In this article, we discuss several things you need to know about the self-managed super-fund
1. Learn the SMSF Landscape
There several legal requirements that guide the SMSF landscape, and it’s important that you learn how to navigate each phase. To start with, the basic aspect of SMSF has to be providing benefits to each member. There are different scenarios where members or their dependents can access their funds, also known as super. They include:
- Retirement of a member
- Upon reaching the agreed age where they can be allowed to access the funds
- Legal dependents get the benefits upon the death of a member
There are also limitations related to age as well as individual contributions. The SMSF laws also offer guidelines and restrictions on how investments are to be done.
In general, as Financial Mappers emphasize, it’s important to familiarize yourself with the SMSF landscape and get to understand the various provisions to underline smooth operations.
2. Gather your team
The question of time as well as expertise to run an SMSF should be a foremost consideration. Basic requirements include administration, picking an investment as well as tax management.
Team members should think around their ability to handle the fund or better still find a specialist to help them navigate various issues.
Whereas you can set up an SMSF as sole trustee, you still have an option to include three more people. This makes a team of four, which are all allotted assets in accordance with agreed guidelines. The collective funds can be invested according to allotted assets or as a whole, which gives members an opportunity to invest in higher asset values. Having more members on board helps to reduce the cost of running the SMSF.
3. Take the Responsibilities involved
There are several responsibilities that members need to be aware of, especially as trustees, such as preparing and lodging annual tax return with the Australian Tax Office (ATO)
- They also have to meet all the relevant legal observations
- Putting in place an investment plan
- Ensuring the fund’s assets is in accordance with a market value
- Having relevant documentation on members’ assets as well as investment decisions
At the point of establishing the SMSF, trustees or directors (incases of a corporate trust) are tasked with the day-to-day running of the fund. This gives them the responsibility to manage and make decisions concerning the SMSF. However, you can incorporate professionals in the management of this fund for more success. An account, tax agent of a financial advisor can all be brought on board under the fund’s trust deed.
4. Your investment Strategy
It’s important to evaluate as many investment options as possible when setting up an SMSF. A lot of factors such as members’ age, contributions, and the general market outlook will all play a key role in determining and directing your investment options.
An important aspect to keep in mind is that the SMSF’s main focus should be allowing members or their dependents an easier retirement. Emphasis should therefore go into having assets that guarantee members the safety net they seek in their years of retirement.
5. How Much is Needed to Kickstart SMSF?
This is entirely dependent on the circumstances of your current financial circumstances.

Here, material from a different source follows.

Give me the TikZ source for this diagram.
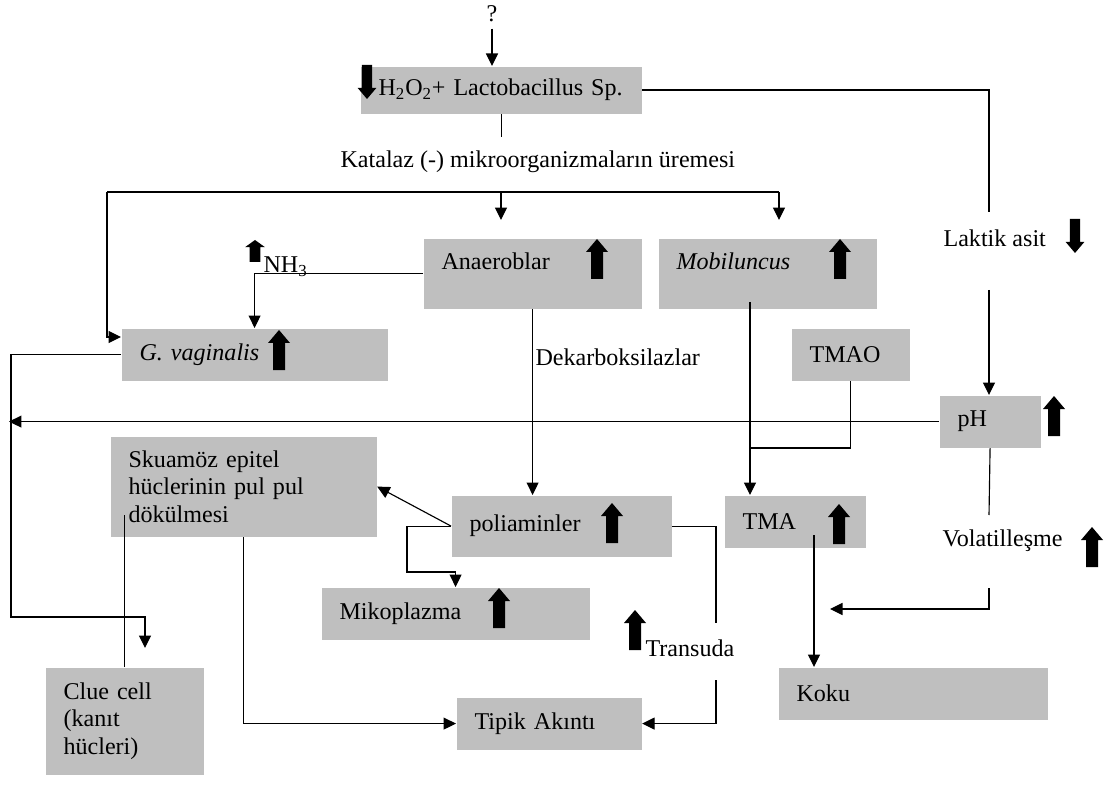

There is no consensus really on what the appropriate amount really should be, as neither the Australian Securities for Investments Commission (ASIC) nor does the Productivity Commission provide a direct answer. However, a basic consideration should be that the minimum amount should still allow the SMSF to remain financially viable. Such costs should also be considered in the face of what it would cost if you opted for a super fund scheme rather than the SMSF.
Precisely, it’s a question of how much you are willing and is available to invest in the SMSF and to run it viably.
6. Running the Funds
The SMSF is supposed to be an income-generating investment. As such, a number of factors and guidelines underlie how the income generate is allocated. One of the factors to put into consideration is an individual’s starting balance, the balances of the fund throughout the year as well as the entire proportions held by each member.
The retirement age of a member is a key factor in determining the future of the fund. For instance, if one member retires before the rest, their dues can be settled through a Pension account while other members continue to contribute to the joint accumulation accounts. In other words, the retired member can draw a pension stream while the rest of the members continue to contribute to the larger pool of the SMSF.
7. Contributing Assets instead of Cash
The SMSF arrangement allows a member to contribute assets instead of cash. This is called an in-specie contribution. Whereas all superannuation schemes allow this kind of contribution, the SMSF platform expands the categories of assets that can be transferred to it. Such assets are for investment purposes only, which means they cannot be used to settle pension funds or any other purpose.
8. Accumulation accounts and Pension Accounts
For SMSF, you can have an accumulation account and a pension account.
The accumulation account will hold your contributions, and it will be the main account you will have to maintain. This can offer you a lump sum or smaller series of payments. However, there is a difference once you reach the preservation age or 65 years because you will need to open a pension account.
If you are 65 and above or have reached preservation age, then you will need to have a pension account. With a pension account, you will be required to take the minimum amount every year, which is again set by the government. Pension accounts generally attract favorable tax considerations.
The key to the successful management of SMSF is understanding all the component requirements. From the laws to timing and making the right investment decisions, you need to get it right. Working with a financial advisor is ultimately one of the easiest ways of going around it.